Alma S Flesch's avatar

It's great to see originalists beaten at their own game. Thanks for the historical information.

But how do the president's advisors deal with the Posse Comitatus Act? Are they claiming that the act is unconstitutional; or that the president alone can determine when its exceptions apply and his determination is not reviewable by the courts? Is there a third possible claim I'm not aware of?

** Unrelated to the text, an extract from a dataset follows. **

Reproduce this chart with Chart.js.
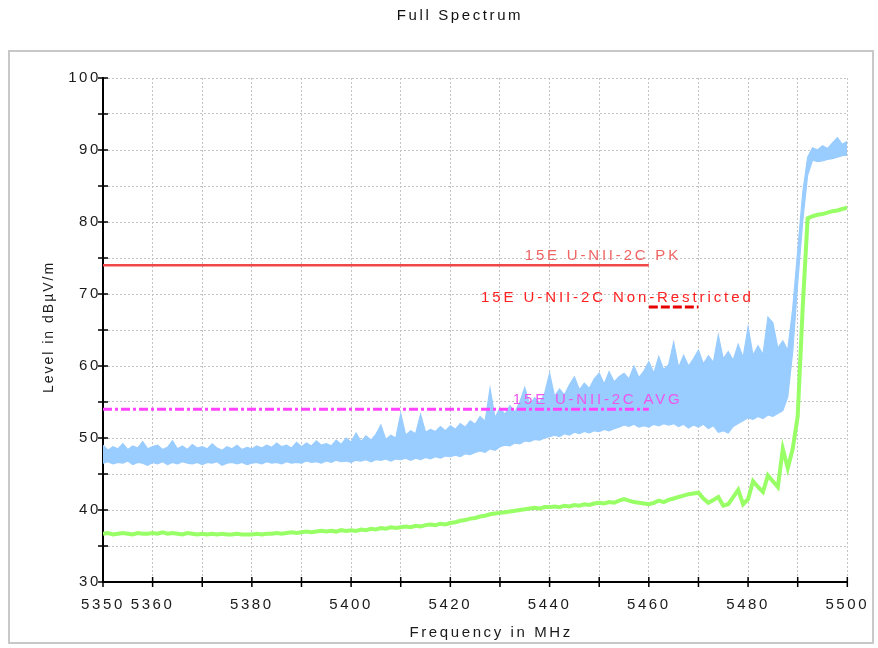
<!DOCTYPE html>
<html>
<head>
<meta charset="utf-8">
<script src="https://cdn.jsdelivr.net/npm/chart.js@4.4.1/dist/chart.umd.min.js"></script>
<style>
html,body{margin:0;padding:0;background:#fff;}
canvas{display:block;}
</style>
</head>
<body>
<canvas id="c" width="878" height="648"></canvas>
<script>
// ---------------- DATA ----------------
const freqMHz = [
5350,5351,5352,5353,5354,5355,5356,5357,5358,5359,
5360,5361,5362,5363,5364,5365,5366,5367,5368,5369,
5370,5371,5372,5373,5374,5375,5376,5377,5378,5379,
5380,5381,5382,5383,5384,5385,5386,5387,5388,5389,
5390,5391,5392,5393,5394,5395,5396,5397,5398,5399,
5400,5401,5402,5403,5404,5405,5406,5407,5408,5409,
5410,5411,5412,5413,5414,5415,5416,5417,5418,5419,
5420,5421,5422,5423,5424,5425,5426,5427,5428,5429,
5430,5431,5432,5433,5434,5435,5436,5437,5438,5439,
5440,5441,5442,5443,5444,5445,5446,5447,5448,5449,
5450,5451,5452,5453,5454,5455,5456,5457,5458,5459,
5460,5461,5462,5463,5464,5465,5466,5467,5468,5469,
5470,5471,5472,5473,5474,5475,5476,5477,5478,5479,
5480,5481,5482,5483,5484,5485,5486,5487,5488,5489,
5490,5491,5492,5493,5494,5495,5496,5497,5498,5499,
5500];

// Peak trace (blue): upper and lower edges of the noise band
const peakHigh = [
49.0,48.3,48.8,48.5,49.2,48.4,48.9,48.6,49.5,48.5,
48.8,49.0,48.4,48.7,49.6,48.5,48.9,48.4,49.1,48.6,
48.8,48.5,49.2,48.6,48.3,48.8,48.5,49.0,48.4,48.7,
48.5,48.9,48.6,49.0,48.7,49.3,48.8,49.0,48.6,49.4,
48.8,49.3,48.9,49.6,49.0,49.2,48.9,49.7,49.1,50.0,
49.4,50.7,49.5,50.3,49.7,50.5,51.8,49.8,50.4,50.0,
53.4,50.4,51.0,50.6,53.3,50.8,51.2,50.9,51.6,51.0,
51.7,51.2,52.0,51.5,52.4,51.9,53.0,52.3,56.9,52.8,
54.2,53.3,54.5,53.6,55.0,57.0,54.6,55.6,54.9,56.2,
59.0,55.8,56.8,56.0,57.4,58.5,56.7,57.6,56.9,58.2,
59.0,57.5,59.2,57.8,58.5,59.0,58.2,60.0,58.4,59.3,
60.6,59.0,61.3,59.5,60.2,63.3,59.8,61.5,60.0,61.0,
62.2,60.3,61.4,60.5,64.3,61.0,62.0,60.8,63.0,61.2,
65.4,61.5,62.8,61.6,66.8,66.0,62.5,63.5,62.2,68.0,
76.0,84.0,89.0,90.3,90.0,90.6,90.2,91.0,91.7,90.8,
91.2];
const peakLow = [
46.5,46.7,46.4,46.6,46.5,46.8,46.3,46.6,46.5,46.2,
46.6,46.4,46.7,46.3,46.6,46.4,46.7,46.5,46.4,46.6,
46.3,46.6,46.5,46.7,46.2,46.5,46.6,46.4,46.6,46.3,
46.5,46.6,46.4,46.7,46.5,46.6,46.4,46.7,46.5,46.6,
46.5,46.8,46.6,46.7,46.5,46.8,46.6,46.9,46.7,46.8,
46.6,46.9,46.8,47.0,46.7,47.0,46.9,47.1,46.8,47.1,
47.0,47.2,46.9,47.2,47.0,47.3,47.1,47.4,47.2,47.5,
47.4,47.6,47.4,47.8,47.7,48.0,48.2,48.0,48.5,48.3,
48.8,49.0,48.9,49.3,49.2,49.6,49.5,49.8,49.7,50.0,
50.2,50.4,50.2,50.6,50.4,50.8,50.6,50.9,50.7,51.0,
50.9,51.2,51.0,51.3,51.5,51.8,51.6,51.9,51.5,51.7,
51.5,51.9,51.7,52.0,51.8,52.0,51.6,51.9,51.4,51.8,
51.5,51.9,51.3,51.7,50.8,51.0,50.7,51.6,52.0,52.4,
52.8,52.6,53.0,52.7,53.2,53.0,53.4,53.8,55.7,62.0,
71.5,80.0,86.5,88.6,88.4,88.5,88.7,88.8,89.0,89.2,
89.3];

// Average trace (green)
const avgLevel = [
36.7,36.8,36.6,36.7,36.8,36.7,36.6,36.8,36.7,36.7,
36.8,36.7,36.9,36.7,36.8,36.7,36.6,36.8,36.7,36.6,
36.7,36.6,36.7,36.6,36.7,36.6,36.6,36.7,36.6,36.6,
36.6,36.7,36.6,36.7,36.7,36.8,36.7,36.8,36.9,36.8,
36.9,37.0,36.9,37.0,37.1,37.0,37.1,37.0,37.2,37.1,
37.2,37.1,37.3,37.2,37.4,37.3,37.5,37.4,37.6,37.5,
37.6,37.7,37.6,37.8,37.7,37.9,38.0,37.9,38.1,38.0,
38.2,38.3,38.5,38.6,38.8,38.9,39.1,39.2,39.4,39.5,
39.6,39.7,39.8,39.9,40.0,40.1,40.2,40.3,40.2,40.4,
40.4,40.5,40.4,40.6,40.5,40.7,40.6,40.8,40.7,40.9,
41.0,40.9,41.1,41.0,41.3,41.5,41.3,41.1,41.0,40.9,
40.8,41.0,41.3,41.1,41.4,41.6,41.8,42.0,42.2,42.3,
42.4,41.6,41.0,41.4,41.8,40.6,40.8,41.8,42.8,40.8,
41.5,44.0,43.2,42.5,44.8,44.0,43.2,48.5,45.8,48.5,
53.0,68.0,80.5,80.8,81.0,81.1,81.3,81.5,81.6,81.8,
82.0];

// Limit lines
const limitPkFreq = [5350, 5460];
const limitPkLevel = [74, 74];
const limitNrFreq = [5460, 5470];
const limitNrLevel = [68.2, 68.2];
const limitAvgFreq = [5350, 5460];
const limitAvgLevel = [54, 54];
const limitNames = ['15E U-NII-2C PK', '15E U-NII-2C Non-Restricted', '15E U-NII-2C AVG'];

// Tick labels
const yTickLabels = [30, 40, 50, 60, 70, 80, 90, 100];
const xTickLabels = [5350, 5360, 5380, 5400, 5420, 5440, 5460, 5480, 5500];

// ---------------- BUILD ----------------
const pts = (xs, ys) => xs.map((x, i) => ({x: x, y: ys[i]}));

// label placement (in data units) and styling
const limitLabelStyle = [
  {mhz: 5435.0, level: 75.3, color: '#f06464', ls: '2.8px'},
  {mhz: 5426.2, level: 69.4, color: '#ff2020', ls: '2.9px'},
  {mhz: 5432.6, level: 55.3, color: '#ee55ee', ls: '2.8px'}
];
const FONT = '"Liberation Sans", Arial, sans-serif';
const LS = '2.6px';
const BLUE = '#99ccff';

const decor = {
  id: 'decor',
  afterLayout(chart) {
    const tb = chart.titleBlock;
    if (tb && !tb._wrapped) {
      const orig = tb.draw.bind(tb);
      tb.draw = function (a) {
        const c = chart.ctx; c.save(); c.letterSpacing = LS;
        c.translate(460 - (tb.left + tb.right) / 2, 0); orig(a); c.restore();
      };
      tb._wrapped = true;
    }
    const xs = chart.scales.x, ys = chart.scales.y;
    if (xs && !xs._wrapped) {
      const o = xs.drawTitle.bind(xs);
      xs.drawTitle = function () { const c = chart.ctx; c.save(); c.letterSpacing = LS; c.translate(16, 0); o(); c.restore(); };
      xs._wrapped = true;
    }
    if (ys && !ys._wrapped) {
      const o = ys.drawTitle.bind(ys);
      ys.drawTitle = function () { const c = chart.ctx; c.save(); c.letterSpacing = '2px'; c.translate(0, -3); o(); c.restore(); };
      ys._wrapped = true;
    }
  },
  beforeDraw(chart) {
    const c = chart.ctx;
    c.save();
    c.fillStyle = '#fff'; c.fillRect(0, 0, chart.width, chart.height);
    c.strokeStyle = '#c8c8c8'; c.lineWidth = 2;
    c.strokeRect(9, 51, 864, 592);
    c.restore();
    c.letterSpacing = LS;
  },
  afterDatasetsDraw(chart) {
    const c = chart.ctx, x = chart.scales.x, y = chart.scales.y;
    c.save();
    c.strokeStyle = '#000'; c.lineWidth = 1.5;
    c.beginPath();
    y.ticks.forEach(t => { const p = y.getPixelForValue(t.value); c.moveTo(x.left - 5, p); c.lineTo(x.left + 5, p); });
    x.ticks.forEach(t => { const p = x.getPixelForValue(t.value); c.moveTo(p, y.bottom - 5); c.lineTo(p, y.bottom + 5); });
    c.stroke();
    c.font = '15px ' + FONT;
    c.textAlign = 'left'; c.textBaseline = 'middle';
    limitNames.forEach((name, i) => {
      const s = limitLabelStyle[i];
      c.letterSpacing = s.ls;
      c.fillStyle = s.color;
      c.fillText(name, x.getPixelForValue(s.mhz), y.getPixelForValue(s.level));
    });
    c.restore();
  }
};

new Chart(document.getElementById('c'), {
  type: 'line',
  data: {
    datasets: [
      {label: limitNames[0], data: pts(limitPkFreq, limitPkLevel), borderColor: '#f04848', borderWidth: 2.5, fill: false, order: 0},
      {label: limitNames[1], data: pts(limitNrFreq, limitNrLevel), borderColor: '#e60000', borderWidth: 3, borderDash: [9, 3], fill: false, order: 0},
      {label: limitNames[2], data: pts(limitAvgFreq, limitAvgLevel), borderColor: '#ff44ff', borderWidth: 3, borderDash: [9, 3, 3, 3], fill: false, order: 0},
      {label: 'Average', data: pts(freqMHz, avgLevel), borderColor: '#99ff66', borderWidth: 4, fill: false, order: 1},
      {label: 'Peak', data: pts(freqMHz, peakHigh), borderColor: BLUE, backgroundColor: BLUE, borderWidth: 1.2, fill: '+1', order: 2},
      {label: 'Peak (band floor)', data: pts(freqMHz, peakLow), borderColor: BLUE, borderWidth: 1.2, fill: false, order: 2}
    ]
  },
  options: {
    responsive: false,
    animation: false,
    devicePixelRatio: 1,
    layout: {padding: {top: 0, left: 0, right: 27, bottom: 0}},
    elements: {point: {radius: 0}, line: {tension: 0, borderCapStyle: 'butt'}},
    plugins: {
      legend: {display: false},
      tooltip: {enabled: false},
      filler: {propagate: false},
      title: {
        display: true, text: 'Full Spectrum', color: '#111',
        font: {family: FONT, size: 15, weight: 'normal', lineHeight: 1.2},
        padding: {top: 7, bottom: 53}
      }
    },
    scales: {
      x: {
        type: 'linear', min: 5350, max: 5500,
        afterFit(s) { s.height = 66; },
        grid: {color: '#c4c4c4', lineWidth: 1, drawTicks: false},
        border: {color: '#000', width: 2, dash: [2, 2]},
        ticks: {
          stepSize: 10, autoSkip: false, maxRotation: 0, padding: 14, color: '#1a1a1a',
          font: {family: FONT, size: 15},
          callback: v => xTickLabels.includes(v) ? String(v) : ''
        },
        title: {display: true, text: 'Frequency in MHz', color: '#1a1a1a',
          font: {family: FONT, size: 15}, padding: {top: 0, bottom: 6}}
      },
      y: {
        type: 'linear', min: 30, max: 100,
        afterFit(s) { s.width = 103; },
        grid: {color: '#c4c4c4', lineWidth: 1, drawTicks: false},
        border: {color: '#000', width: 2, dash: [2, 2]},
        ticks: {
          stepSize: 5, autoSkip: false, padding: 2, color: '#1a1a1a',
          font: {family: FONT, size: 15},
          callback: v => yTickLabels.includes(v) ? String(v) : ''
        },
        title: {display: true, text: 'Level in dBµV/m', color: '#1a1a1a',
          font: {family: FONT, size: 14}, padding: {top: 41, bottom: 0}}
      }
    }
  },
  plugins: [decor]
});
</script>
</body>
</html>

Sharon M. Morrison's avatar

To each person who accesses this piece: Please forward it to at least 10 others. The time is coming and we must be prepared in resistance.

Bill Ahlstrom's avatar

Unfortunately it will all depend on SCOTUS…🫤

David Eichler's avatar

True, but on the other hand Congress removed the requirement for obtaining judicial approval, suggesting that Congress decided to leave these matters in the hands of the president. I don't like the implications of such an interpretation, but it seems plausible to me. On the other hand, I suppose one might also infer that, while Congress removed the provision for obtaining prior approval, the courts could still review a president's actions under the act, after they have begun.

Steve Vladeck's avatar

This latter point is the key. Congress took away the requirement of *pre-deployment* judicial review, but on policy, not constitutional grounds. And its existence, even briefly, is pretty powerful evidence that the Founding generation did *not* think judicial review of domestic use of the military was in any way precluded.

David Eichler's avatar

In which case I would guess that the other question that arises from this whether courts have the inherent power to review these matters, or whether courts only have that power when Congress specifically delegates it to them. Also, isn’t there a question of whether this applies only to the Insurrection Act, or more generally? In any case, this, along with Congress’s power to declare war and its power of the purse, would seem to be strong counters to the claim that the president has unfettered authority in matters of national security.